> [Work to be completed] Write out each line of the listing as it stands, without the images.

> [Given information]
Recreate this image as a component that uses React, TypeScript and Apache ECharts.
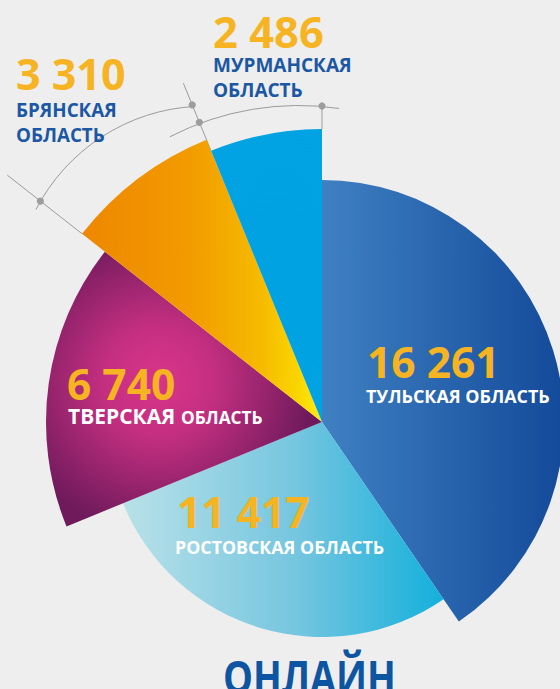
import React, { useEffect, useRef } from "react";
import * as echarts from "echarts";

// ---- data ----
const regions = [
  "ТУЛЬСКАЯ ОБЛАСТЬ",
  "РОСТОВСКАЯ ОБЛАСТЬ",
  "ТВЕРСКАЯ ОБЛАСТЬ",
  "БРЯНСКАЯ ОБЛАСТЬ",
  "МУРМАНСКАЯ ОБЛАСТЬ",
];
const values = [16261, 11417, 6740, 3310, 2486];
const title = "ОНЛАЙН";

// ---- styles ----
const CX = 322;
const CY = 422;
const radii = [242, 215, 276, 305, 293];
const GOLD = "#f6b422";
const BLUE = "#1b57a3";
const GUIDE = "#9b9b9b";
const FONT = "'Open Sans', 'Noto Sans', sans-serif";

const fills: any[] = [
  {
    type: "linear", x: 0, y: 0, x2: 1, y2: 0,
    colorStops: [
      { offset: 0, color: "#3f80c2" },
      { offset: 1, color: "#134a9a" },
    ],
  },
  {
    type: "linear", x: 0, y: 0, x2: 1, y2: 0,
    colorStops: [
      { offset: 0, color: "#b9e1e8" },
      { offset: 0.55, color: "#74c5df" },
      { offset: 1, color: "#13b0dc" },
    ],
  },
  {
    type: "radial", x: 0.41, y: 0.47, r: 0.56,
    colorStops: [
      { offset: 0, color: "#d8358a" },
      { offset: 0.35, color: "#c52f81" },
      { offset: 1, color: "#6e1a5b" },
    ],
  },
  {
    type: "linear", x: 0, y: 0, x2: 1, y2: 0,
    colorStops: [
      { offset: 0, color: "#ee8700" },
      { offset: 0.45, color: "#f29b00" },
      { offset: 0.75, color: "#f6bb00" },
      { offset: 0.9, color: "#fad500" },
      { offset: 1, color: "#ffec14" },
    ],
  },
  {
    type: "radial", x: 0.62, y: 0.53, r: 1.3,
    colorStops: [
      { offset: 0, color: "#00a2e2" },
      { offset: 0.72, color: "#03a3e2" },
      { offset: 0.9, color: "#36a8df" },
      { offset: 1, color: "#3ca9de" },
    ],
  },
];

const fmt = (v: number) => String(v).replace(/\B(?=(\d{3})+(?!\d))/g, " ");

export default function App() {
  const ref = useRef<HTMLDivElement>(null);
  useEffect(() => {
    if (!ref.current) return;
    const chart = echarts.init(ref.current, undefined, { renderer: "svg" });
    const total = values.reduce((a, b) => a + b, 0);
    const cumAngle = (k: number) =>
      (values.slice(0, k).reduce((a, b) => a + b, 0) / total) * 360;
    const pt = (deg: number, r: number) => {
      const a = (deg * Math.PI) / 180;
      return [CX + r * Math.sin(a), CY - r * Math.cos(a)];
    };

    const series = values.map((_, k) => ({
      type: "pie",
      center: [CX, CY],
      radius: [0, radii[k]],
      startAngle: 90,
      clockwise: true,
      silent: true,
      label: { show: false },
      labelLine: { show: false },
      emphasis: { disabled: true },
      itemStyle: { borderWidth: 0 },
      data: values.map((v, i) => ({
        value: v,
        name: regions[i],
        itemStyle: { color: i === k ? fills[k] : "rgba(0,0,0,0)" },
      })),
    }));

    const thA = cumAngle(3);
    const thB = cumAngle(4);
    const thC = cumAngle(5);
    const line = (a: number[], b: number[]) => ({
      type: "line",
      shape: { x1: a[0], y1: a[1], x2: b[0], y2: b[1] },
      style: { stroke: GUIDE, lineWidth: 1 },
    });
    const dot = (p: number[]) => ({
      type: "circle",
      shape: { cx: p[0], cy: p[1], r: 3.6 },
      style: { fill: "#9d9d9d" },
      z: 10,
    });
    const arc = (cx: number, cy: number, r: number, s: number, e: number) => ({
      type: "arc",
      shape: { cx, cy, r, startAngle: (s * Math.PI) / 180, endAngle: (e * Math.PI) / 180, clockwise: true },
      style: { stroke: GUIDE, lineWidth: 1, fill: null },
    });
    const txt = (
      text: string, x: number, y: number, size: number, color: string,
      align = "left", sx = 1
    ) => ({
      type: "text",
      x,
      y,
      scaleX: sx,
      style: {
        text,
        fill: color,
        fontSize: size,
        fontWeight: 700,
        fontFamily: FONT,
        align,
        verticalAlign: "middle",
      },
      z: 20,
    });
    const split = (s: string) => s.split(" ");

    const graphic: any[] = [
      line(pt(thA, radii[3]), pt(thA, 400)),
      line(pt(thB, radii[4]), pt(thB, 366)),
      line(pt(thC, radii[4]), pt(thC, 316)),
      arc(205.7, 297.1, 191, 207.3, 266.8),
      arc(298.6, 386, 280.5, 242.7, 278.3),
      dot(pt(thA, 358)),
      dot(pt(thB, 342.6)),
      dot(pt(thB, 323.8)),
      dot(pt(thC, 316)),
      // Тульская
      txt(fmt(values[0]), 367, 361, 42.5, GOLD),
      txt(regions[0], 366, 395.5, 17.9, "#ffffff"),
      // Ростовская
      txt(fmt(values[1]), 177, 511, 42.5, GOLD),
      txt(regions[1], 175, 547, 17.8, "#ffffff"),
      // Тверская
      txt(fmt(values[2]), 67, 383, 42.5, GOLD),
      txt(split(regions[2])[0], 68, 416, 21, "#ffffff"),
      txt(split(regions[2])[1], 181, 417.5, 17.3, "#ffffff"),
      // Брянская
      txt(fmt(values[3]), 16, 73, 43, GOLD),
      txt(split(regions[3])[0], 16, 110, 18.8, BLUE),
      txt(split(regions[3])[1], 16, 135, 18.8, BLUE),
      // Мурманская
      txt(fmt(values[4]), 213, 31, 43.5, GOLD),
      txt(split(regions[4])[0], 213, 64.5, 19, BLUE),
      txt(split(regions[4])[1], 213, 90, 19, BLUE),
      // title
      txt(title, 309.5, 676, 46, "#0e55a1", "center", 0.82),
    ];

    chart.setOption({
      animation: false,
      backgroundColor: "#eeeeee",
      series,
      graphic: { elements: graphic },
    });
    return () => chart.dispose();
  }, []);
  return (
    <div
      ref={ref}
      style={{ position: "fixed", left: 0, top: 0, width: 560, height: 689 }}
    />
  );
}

> [Response]
Recreate this image as a component that uses React, TypeScript and Apache ECharts.
import React, { useEffect, useRef } from "react";
import * as echarts from "echarts";

// ---- data ----
const regions = [
  "ТУЛЬСКАЯ ОБЛАСТЬ",
  "РОСТОВСКАЯ ОБЛАСТЬ",
  "ТВЕРСКАЯ ОБЛАСТЬ",
  "БРЯНСКАЯ ОБЛАСТЬ",
  "МУРМАНСКАЯ ОБЛАСТЬ",
];
const values = [16261, 11417, 6740, 3310, 2486];
const title = "ОНЛАЙН";

// ---- styles ----
const CX = 322;
const CY = 422;
const radii = [242, 215, 276, 305, 293];
const GOLD = "#f6b422";
const BLUE = "#1b57a3";
const GUIDE = "#9b9b9b";
const FONT = "'Open Sans', 'Noto Sans', sans-serif";

const fills: any[] = [
  {
    type: "linear", x: 0, y: 0, x2: 1, y2: 0,
    colorStops: [
      { offset: 0, color: "#3f80c2" },
      { offset: 1, color: "#134a9a" },
    ],
  },
  {
    type: "linear", x: 0, y: 0, x2: 1, y2: 0,
    colorStops: [
      { offset: 0, color: "#b9e1e8" },
      { offset: 0.55, color: "#74c5df" },
      { offset: 1, color: "#13b0dc" },
    ],
  },
  {
    type: "radial", x: 0.41, y: 0.47, r: 0.56,
    colorStops: [
      { offset: 0, color: "#d8358a" },
      { offset: 0.35, color: "#c52f81" },
      { offset: 1, color: "#6e1a5b" },
    ],
  },
  {
    type: "linear", x: 0, y: 0, x2: 1, y2: 0,
    colorStops: [
      { offset: 0, color: "#ee8700" },
      { offset: 0.45, color: "#f29b00" },
      { offset: 0.75, color: "#f6bb00" },
      { offset: 0.9, color: "#fad500" },
      { offset: 1, color: "#ffec14" },
    ],
  },
  {
    type: "radial", x: 0.62, y: 0.53, r: 1.3,
    colorStops: [
      { offset: 0, color: "#00a2e2" },
      { offset: 0.72, color: "#03a3e2" },
      { offset: 0.9, color: "#36a8df" },
      { offset: 1, color: "#3ca9de" },
    ],
  },
];

const fmt = (v: number) => String(v).replace(/\B(?=(\d{3})+(?!\d))/g, " ");

export default function App() {
  const ref = useRef<HTMLDivElement>(null);
  useEffect(() => {
    if (!ref.current) return;
    const chart = echarts.init(ref.current, undefined, { renderer: "svg" });
    const total = values.reduce((a, b) => a + b, 0);
    const cumAngle = (k: number) =>
      (values.slice(0, k).reduce((a, b) => a + b, 0) / total) * 360;
    const pt = (deg: number, r: number) => {
      const a = (deg * Math.PI) / 180;
      return [CX + r * Math.sin(a), CY - r * Math.cos(a)];
    };

    const series = values.map((_, k) => ({
      type: "pie",
      center: [CX, CY],
      radius: [0, radii[k]],
      startAngle: 90,
      clockwise: true,
      silent: true,
      label: { show: false },
      labelLine: { show: false },
      emphasis: { disabled: true },
      itemStyle: { borderWidth: 0 },
      data: values.map((v, i) => ({
        value: v,
        name: regions[i],
        itemStyle: { color: i === k ? fills[k] : "rgba(0,0,0,0)" },
      })),
    }));

    const thA = cumAngle(3);
    const thB = cumAngle(4);
    const thC = cumAngle(5);
    const line = (a: number[], b: number[]) => ({
      type: "line",
      shape: { x1: a[0], y1: a[1], x2: b[0], y2: b[1] },
      style: { stroke: GUIDE, lineWidth: 1 },
    });
    const dot = (p: number[]) => ({
      type: "circle",
      shape: { cx: p[0], cy: p[1], r: 3.6 },
      style: { fill: "#9d9d9d" },
      z: 10,
    });
    const arc = (cx: number, cy: number, r: number, s: number, e: number) => ({
      type: "arc",
      shape: { cx, cy, r, startAngle: (s * Math.PI) / 180, endAngle: (e * Math.PI) / 180, clockwise: true },
      style: { stroke: GUIDE, lineWidth: 1, fill: null },
    });
    const txt = (
      text: string, x: number, y: number, size: number, color: string,
      align = "left", sx = 1
    ) => ({
      type: "text",
      x,
      y,
      scaleX: sx,
      style: {
        text,
        fill: color,
        fontSize: size,
        fontWeight: 700,
        fontFamily: FONT,
        align,
        verticalAlign: "middle",
      },
      z: 20,
    });
    const split = (s: string) => s.split(" ");

    const graphic: any[] = [
      line(pt(thA, radii[3]), pt(thA, 400)),
      line(pt(thB, radii[4]), pt(thB, 366)),
      line(pt(thC, radii[4]), pt(thC, 316)),
      arc(205.7, 297.1, 191, 207.3, 266.8),
      arc(298.6, 386, 280.5, 242.7, 278.3),
      dot(pt(thA, 358)),
      dot(pt(thB, 342.6)),
      dot(pt(thB, 323.8)),
      dot(pt(thC, 316)),
      // Тульская
      txt(fmt(values[0]), 367, 361, 42.5, GOLD),
      txt(regions[0], 366, 395.5, 17.9, "#ffffff"),
      // Ростовская
      txt(fmt(values[1]), 177, 511, 42.5, GOLD),
      txt(regions[1], 175, 547, 17.8, "#ffffff"),
      // Тверская
      txt(fmt(values[2]), 67, 383, 42.5, GOLD),
      txt(split(regions[2])[0], 68, 416, 21, "#ffffff"),
      txt(split(regions[2])[1], 181, 417.5, 17.3, "#ffffff"),
      // Брянская
      txt(fmt(values[3]), 16, 73, 43, GOLD),
      txt(split(regions[3])[0], 16, 110, 18.8, BLUE),
      txt(split(regions[3])[1], 16, 135, 18.8, BLUE),
      // Мурманская
      txt(fmt(values[4]), 213, 31, 43.5, GOLD),
      txt(split(regions[4])[0], 213, 64.5, 19, BLUE),
      txt(split(regions[4])[1], 213, 90, 19, BLUE),
      // title
      txt(title, 309.5, 676, 46, "#0e55a1", "center", 0.82),
    ];

    chart.setOption({
      animation: false,
      backgroundColor: "#eeeeee",
      series,
      graphic: { elements: graphic },
    });
    return () => chart.dispose();
  }, []);
  return (
    <div
      ref={ref}
      style={{ position: "fixed", left: 0, top: 0, width: 560, height: 689 }}
    />
  );
}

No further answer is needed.